> Data provided
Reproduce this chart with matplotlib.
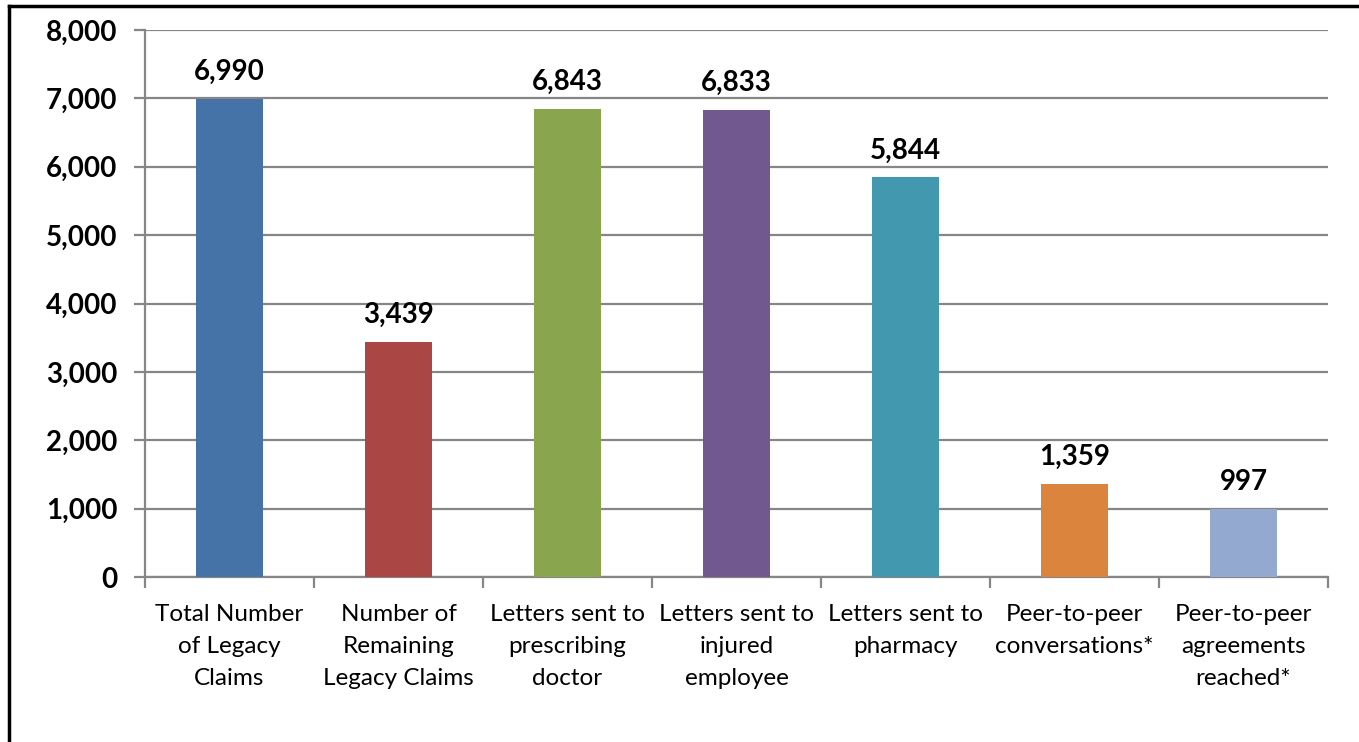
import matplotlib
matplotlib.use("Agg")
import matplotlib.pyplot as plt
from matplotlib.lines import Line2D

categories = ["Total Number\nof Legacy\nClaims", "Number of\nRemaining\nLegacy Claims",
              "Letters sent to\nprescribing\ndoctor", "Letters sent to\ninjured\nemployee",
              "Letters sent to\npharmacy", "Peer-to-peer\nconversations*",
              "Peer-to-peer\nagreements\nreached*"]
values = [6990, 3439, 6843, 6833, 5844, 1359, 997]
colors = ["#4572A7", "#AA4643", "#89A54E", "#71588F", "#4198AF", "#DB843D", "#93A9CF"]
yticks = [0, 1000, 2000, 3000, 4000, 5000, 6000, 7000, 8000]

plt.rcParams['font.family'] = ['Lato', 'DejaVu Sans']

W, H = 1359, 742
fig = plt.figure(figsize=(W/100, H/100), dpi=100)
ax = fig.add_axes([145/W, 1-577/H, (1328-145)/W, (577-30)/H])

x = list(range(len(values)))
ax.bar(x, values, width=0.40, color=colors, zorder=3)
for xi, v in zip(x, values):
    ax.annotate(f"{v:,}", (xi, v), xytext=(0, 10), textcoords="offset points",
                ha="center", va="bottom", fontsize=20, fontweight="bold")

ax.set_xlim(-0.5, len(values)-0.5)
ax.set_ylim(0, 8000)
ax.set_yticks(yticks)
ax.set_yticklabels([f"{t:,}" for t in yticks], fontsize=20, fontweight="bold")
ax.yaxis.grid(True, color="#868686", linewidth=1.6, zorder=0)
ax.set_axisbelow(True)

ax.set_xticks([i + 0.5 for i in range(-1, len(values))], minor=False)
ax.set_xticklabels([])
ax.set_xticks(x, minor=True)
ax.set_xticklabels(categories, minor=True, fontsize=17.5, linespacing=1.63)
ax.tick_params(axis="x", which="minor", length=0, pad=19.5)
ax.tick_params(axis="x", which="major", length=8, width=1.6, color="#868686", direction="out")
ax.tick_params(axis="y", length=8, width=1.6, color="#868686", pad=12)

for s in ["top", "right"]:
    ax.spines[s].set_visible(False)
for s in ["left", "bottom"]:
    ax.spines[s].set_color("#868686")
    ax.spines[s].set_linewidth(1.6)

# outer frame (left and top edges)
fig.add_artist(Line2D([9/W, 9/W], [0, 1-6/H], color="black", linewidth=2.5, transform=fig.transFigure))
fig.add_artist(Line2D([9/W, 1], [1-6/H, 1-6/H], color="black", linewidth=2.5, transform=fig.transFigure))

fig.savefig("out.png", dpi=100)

> Directions
Write out nothing but the lines from the start of the data through the line with "ax = fig.add_axes([145/W, 1-577/H, (1328-145)/W, (577-30)/H])". Leave out the pictures.

> Exercise answer
Reproduce this chart with matplotlib.
import matplotlib
matplotlib.use("Agg")
import matplotlib.pyplot as plt
from matplotlib.lines import Line2D

categories = ["Total Number\nof Legacy\nClaims", "Number of\nRemaining\nLegacy Claims",
              "Letters sent to\nprescribing\ndoctor", "Letters sent to\ninjured\nemployee",
              "Letters sent to\npharmacy", "Peer-to-peer\nconversations*",
              "Peer-to-peer\nagreements\nreached*"]
values = [6990, 3439, 6843, 6833, 5844, 1359, 997]
colors = ["#4572A7", "#AA4643", "#89A54E", "#71588F", "#4198AF", "#DB843D", "#93A9CF"]
yticks = [0, 1000, 2000, 3000, 4000, 5000, 6000, 7000, 8000]

plt.rcParams['font.family'] = ['Lato', 'DejaVu Sans']

W, H = 1359, 742
fig = plt.figure(figsize=(W/100, H/100), dpi=100)
ax = fig.add_axes([145/W, 1-577/H, (1328-145)/W, (577-30)/H])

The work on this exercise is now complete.